— Start of Provided information —

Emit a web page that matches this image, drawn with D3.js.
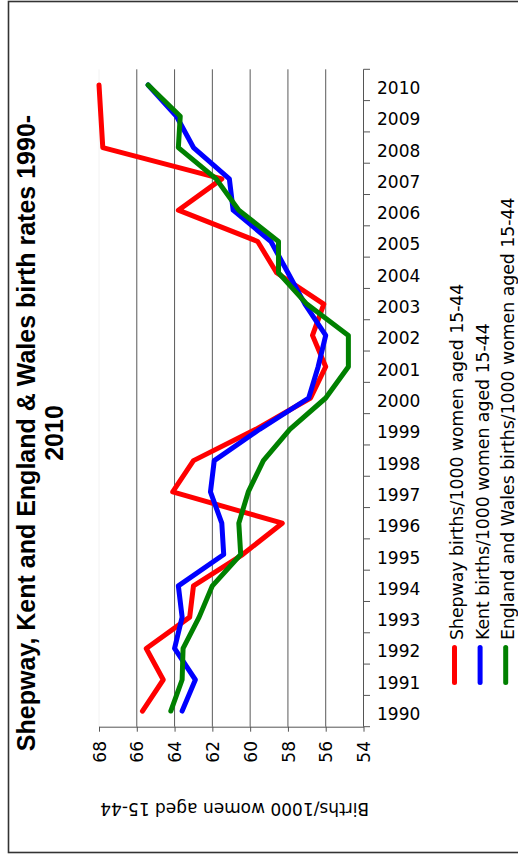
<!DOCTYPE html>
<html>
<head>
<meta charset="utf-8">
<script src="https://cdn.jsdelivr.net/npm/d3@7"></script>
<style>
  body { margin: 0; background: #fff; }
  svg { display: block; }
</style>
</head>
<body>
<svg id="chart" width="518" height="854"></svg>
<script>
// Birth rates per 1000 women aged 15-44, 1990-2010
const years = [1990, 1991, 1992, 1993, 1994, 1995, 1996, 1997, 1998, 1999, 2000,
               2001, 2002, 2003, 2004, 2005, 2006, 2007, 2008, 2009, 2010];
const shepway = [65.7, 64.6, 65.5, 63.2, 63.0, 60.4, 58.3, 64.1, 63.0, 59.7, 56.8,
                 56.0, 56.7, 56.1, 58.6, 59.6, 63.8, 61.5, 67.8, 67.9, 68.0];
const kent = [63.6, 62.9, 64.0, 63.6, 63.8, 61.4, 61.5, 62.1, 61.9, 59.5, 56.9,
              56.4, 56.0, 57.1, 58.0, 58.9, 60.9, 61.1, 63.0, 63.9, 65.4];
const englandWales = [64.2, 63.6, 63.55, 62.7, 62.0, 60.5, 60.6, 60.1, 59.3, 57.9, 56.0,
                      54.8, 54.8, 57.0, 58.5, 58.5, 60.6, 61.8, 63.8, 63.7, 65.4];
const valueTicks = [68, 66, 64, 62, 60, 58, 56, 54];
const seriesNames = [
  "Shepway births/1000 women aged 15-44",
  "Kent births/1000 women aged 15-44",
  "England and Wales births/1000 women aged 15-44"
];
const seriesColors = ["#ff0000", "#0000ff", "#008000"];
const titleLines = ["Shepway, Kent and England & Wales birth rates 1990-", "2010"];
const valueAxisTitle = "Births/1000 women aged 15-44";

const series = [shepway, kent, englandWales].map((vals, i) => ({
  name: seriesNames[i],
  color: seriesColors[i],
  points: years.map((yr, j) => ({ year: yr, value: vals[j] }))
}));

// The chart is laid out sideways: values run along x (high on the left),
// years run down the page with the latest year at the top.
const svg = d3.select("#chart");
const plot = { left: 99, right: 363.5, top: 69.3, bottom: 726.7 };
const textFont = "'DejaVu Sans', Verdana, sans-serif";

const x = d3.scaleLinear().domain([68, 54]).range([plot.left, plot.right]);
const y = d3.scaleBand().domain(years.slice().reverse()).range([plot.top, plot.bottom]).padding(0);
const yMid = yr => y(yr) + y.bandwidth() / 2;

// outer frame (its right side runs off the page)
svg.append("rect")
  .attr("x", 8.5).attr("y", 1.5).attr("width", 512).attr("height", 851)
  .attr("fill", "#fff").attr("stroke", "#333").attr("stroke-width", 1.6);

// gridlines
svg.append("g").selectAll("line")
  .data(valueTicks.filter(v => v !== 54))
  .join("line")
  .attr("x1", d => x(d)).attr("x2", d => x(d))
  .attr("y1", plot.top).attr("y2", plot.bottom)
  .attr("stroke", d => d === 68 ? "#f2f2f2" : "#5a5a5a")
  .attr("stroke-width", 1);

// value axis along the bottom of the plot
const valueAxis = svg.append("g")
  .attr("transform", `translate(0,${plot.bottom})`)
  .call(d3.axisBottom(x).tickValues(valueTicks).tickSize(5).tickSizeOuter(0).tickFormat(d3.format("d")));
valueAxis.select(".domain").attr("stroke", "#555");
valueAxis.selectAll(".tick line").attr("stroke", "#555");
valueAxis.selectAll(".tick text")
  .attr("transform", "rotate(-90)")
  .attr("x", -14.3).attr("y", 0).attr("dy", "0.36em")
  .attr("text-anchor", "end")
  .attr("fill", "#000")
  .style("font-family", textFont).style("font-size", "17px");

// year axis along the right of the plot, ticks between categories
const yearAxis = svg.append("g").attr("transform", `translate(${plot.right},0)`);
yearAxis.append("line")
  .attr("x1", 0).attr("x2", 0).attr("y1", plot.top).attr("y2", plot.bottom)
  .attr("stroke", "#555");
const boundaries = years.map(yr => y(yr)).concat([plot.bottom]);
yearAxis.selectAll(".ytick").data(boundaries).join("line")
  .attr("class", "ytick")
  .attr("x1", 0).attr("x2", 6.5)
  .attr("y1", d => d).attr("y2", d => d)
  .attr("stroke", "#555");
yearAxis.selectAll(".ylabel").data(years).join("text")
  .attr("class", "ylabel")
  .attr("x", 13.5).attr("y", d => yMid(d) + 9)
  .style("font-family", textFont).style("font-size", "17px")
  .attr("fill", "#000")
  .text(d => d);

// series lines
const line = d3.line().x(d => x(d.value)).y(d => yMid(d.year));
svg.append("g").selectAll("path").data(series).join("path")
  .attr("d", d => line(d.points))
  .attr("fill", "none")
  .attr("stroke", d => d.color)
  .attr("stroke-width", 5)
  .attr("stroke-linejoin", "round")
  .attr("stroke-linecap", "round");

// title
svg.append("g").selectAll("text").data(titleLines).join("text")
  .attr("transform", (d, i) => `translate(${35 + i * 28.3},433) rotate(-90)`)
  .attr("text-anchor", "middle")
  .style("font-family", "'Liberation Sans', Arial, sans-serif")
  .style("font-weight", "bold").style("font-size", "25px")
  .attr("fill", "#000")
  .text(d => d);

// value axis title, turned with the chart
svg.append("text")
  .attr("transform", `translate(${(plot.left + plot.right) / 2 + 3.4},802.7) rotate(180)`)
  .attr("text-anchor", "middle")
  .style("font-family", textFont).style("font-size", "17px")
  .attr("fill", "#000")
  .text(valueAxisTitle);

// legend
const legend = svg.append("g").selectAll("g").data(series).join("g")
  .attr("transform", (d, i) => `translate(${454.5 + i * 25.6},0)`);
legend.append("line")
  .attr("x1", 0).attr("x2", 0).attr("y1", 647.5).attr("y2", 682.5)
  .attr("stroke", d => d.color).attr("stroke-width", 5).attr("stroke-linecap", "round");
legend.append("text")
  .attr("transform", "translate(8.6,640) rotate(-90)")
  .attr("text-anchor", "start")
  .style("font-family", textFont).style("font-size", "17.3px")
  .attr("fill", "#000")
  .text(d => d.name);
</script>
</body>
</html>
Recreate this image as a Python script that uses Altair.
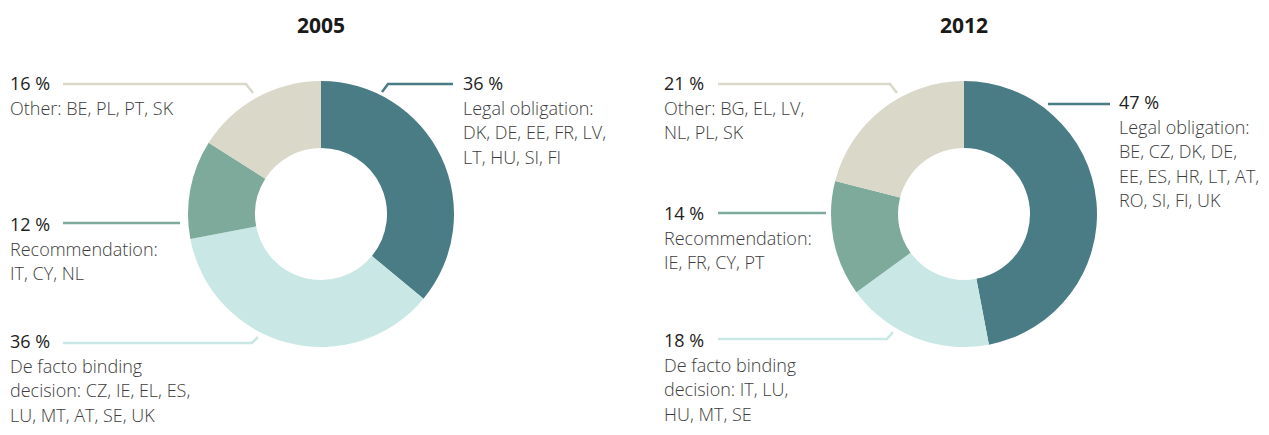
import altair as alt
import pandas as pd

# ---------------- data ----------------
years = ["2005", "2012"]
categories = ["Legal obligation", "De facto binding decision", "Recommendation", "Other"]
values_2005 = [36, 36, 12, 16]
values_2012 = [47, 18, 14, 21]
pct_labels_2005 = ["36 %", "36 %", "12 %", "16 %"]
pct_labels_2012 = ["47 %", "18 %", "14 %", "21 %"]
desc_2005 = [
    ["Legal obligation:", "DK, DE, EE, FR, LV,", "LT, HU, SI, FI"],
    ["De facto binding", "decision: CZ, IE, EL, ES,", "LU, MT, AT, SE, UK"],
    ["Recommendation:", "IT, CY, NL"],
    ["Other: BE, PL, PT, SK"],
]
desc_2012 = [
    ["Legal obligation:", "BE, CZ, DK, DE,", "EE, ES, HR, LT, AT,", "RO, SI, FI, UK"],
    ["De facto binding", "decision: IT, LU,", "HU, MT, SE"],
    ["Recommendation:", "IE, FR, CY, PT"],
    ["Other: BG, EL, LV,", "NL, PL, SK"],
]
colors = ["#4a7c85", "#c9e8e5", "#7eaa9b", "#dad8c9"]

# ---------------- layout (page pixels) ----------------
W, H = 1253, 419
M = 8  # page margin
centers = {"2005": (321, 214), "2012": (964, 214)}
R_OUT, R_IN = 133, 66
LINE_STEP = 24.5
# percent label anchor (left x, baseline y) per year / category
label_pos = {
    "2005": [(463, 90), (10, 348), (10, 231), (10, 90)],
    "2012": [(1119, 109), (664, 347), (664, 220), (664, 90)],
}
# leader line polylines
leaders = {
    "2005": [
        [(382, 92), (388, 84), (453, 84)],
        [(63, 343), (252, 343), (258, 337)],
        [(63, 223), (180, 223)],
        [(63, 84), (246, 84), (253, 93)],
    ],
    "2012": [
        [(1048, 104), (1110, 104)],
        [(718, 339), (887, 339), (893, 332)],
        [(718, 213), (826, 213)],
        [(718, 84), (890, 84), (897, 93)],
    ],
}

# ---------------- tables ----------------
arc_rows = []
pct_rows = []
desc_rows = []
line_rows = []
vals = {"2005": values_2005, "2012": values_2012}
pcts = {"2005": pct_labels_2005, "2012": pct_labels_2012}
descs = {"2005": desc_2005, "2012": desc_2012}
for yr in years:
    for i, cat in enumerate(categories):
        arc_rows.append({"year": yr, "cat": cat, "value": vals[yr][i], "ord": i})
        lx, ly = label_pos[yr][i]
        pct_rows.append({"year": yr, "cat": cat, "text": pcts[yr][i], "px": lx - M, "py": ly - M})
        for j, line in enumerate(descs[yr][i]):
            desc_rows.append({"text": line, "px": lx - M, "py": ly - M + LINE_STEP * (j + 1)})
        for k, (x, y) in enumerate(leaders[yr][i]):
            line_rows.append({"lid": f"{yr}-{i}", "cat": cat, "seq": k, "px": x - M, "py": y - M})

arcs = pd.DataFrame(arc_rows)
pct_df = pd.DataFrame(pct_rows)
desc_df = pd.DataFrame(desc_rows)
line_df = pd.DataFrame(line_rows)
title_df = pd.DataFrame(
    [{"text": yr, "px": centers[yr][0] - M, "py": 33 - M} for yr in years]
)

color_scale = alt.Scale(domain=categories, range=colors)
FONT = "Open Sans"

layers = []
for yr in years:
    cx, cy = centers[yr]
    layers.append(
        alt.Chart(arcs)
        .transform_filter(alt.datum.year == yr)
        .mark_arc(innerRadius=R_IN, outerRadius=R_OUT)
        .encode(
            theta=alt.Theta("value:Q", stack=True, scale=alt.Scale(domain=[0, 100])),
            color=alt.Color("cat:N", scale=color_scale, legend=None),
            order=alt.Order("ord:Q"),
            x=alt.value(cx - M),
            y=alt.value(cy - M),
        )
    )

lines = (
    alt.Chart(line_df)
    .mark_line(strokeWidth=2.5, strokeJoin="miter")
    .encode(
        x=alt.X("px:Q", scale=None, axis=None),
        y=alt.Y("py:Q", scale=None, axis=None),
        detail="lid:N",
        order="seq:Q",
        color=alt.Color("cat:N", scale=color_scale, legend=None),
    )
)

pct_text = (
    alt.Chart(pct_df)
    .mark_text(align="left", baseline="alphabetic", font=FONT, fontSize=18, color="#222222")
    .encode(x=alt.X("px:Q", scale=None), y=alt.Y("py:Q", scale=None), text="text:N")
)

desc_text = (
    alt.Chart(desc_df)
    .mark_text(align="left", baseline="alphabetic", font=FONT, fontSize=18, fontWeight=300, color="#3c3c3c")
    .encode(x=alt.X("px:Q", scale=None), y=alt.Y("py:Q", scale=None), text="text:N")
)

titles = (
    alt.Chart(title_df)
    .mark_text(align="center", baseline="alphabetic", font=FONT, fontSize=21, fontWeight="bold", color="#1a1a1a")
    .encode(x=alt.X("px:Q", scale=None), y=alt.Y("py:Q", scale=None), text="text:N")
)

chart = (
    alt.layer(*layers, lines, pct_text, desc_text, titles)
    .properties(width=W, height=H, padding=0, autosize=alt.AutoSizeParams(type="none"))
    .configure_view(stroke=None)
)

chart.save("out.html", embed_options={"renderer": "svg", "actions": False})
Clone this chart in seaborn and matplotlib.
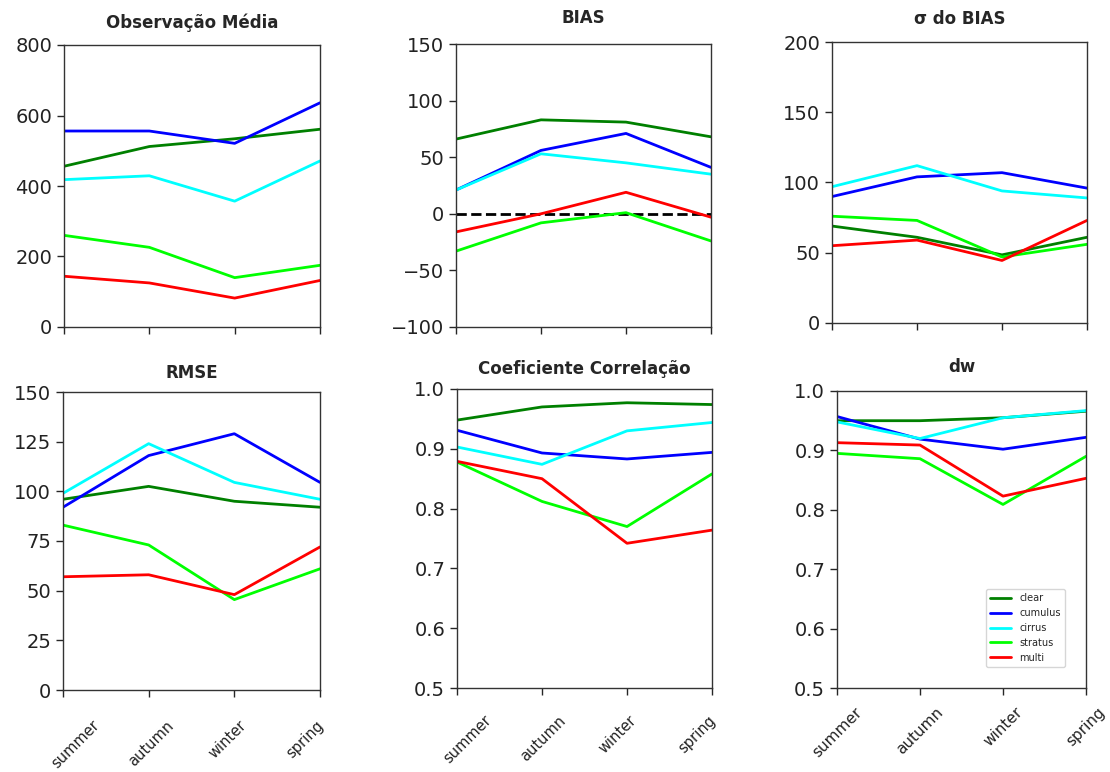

— End of Provided information —

> _Job_
Go through the records and copy each line with "this" in it.

> _Written answer_
Emit a web page that matches this image, drawn with D3.js.
Recreate this image as a Python script that uses Altair.
Clone this chart in seaborn and matplotlib.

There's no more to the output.